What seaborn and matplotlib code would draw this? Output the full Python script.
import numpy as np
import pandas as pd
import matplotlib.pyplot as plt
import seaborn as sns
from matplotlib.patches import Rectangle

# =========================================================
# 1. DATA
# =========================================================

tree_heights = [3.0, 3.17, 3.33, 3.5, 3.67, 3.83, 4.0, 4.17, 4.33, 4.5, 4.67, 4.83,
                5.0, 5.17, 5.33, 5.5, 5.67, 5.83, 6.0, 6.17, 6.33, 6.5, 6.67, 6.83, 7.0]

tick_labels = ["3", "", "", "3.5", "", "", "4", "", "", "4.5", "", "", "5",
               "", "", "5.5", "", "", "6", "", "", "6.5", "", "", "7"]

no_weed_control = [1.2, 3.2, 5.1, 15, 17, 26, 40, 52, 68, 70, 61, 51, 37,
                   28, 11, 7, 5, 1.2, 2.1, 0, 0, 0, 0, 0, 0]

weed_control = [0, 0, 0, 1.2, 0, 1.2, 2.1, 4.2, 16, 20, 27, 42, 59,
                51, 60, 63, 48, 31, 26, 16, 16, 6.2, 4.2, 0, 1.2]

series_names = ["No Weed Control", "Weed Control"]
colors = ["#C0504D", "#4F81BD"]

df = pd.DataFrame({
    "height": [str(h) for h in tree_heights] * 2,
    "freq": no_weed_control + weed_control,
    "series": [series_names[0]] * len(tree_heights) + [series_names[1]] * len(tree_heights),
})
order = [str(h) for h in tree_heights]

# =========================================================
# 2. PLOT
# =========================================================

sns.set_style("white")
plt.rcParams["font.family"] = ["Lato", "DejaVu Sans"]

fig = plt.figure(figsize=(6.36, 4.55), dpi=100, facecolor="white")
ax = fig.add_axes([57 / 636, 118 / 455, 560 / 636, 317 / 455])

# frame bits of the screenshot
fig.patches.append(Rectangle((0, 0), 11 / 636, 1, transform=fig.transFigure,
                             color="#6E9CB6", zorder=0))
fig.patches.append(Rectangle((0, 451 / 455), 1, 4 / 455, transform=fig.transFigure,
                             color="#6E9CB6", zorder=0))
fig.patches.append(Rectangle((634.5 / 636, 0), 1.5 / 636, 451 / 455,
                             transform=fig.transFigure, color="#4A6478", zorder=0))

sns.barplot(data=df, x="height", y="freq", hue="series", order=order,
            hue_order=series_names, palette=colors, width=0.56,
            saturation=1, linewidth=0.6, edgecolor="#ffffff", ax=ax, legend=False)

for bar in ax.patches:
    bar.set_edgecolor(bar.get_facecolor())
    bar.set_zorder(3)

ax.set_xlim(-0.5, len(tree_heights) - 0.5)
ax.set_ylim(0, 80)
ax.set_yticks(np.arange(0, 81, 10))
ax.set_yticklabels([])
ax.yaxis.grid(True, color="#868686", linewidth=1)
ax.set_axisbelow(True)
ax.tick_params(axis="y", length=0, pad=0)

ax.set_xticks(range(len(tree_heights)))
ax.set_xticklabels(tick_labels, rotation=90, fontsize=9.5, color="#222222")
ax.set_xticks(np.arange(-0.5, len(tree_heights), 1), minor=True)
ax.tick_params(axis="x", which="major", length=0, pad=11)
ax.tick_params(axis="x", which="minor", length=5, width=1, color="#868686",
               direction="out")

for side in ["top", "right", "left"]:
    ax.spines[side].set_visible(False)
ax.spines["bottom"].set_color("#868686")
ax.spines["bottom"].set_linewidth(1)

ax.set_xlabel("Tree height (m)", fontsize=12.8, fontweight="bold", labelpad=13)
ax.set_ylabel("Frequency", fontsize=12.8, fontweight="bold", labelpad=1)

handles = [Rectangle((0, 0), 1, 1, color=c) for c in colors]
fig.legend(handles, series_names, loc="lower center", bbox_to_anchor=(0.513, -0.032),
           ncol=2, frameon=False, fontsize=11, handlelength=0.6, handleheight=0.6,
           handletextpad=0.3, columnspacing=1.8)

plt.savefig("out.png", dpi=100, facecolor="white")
━━━
Given instruction: From the first line of the listing above to the line with "6.67, 6.83, 7.0]", please transcribe each line exactly, both ends included, and nothing beyond that.

Reply:
What seaborn and matplotlib code would draw this? Output the full Python script.
import numpy as np
import pandas as pd
import matplotlib.pyplot as plt
import seaborn as sns
from matplotlib.patches import Rectangle

# =========================================================
# 1. DATA
# =========================================================

tree_heights = [3.0, 3.17, 3.33, 3.5, 3.67, 3.83, 4.0, 4.17, 4.33, 4.5, 4.67, 4.83,
                5.0, 5.17, 5.33, 5.5, 5.67, 5.83, 6.0, 6.17, 6.33, 6.5, 6.67, 6.83, 7.0]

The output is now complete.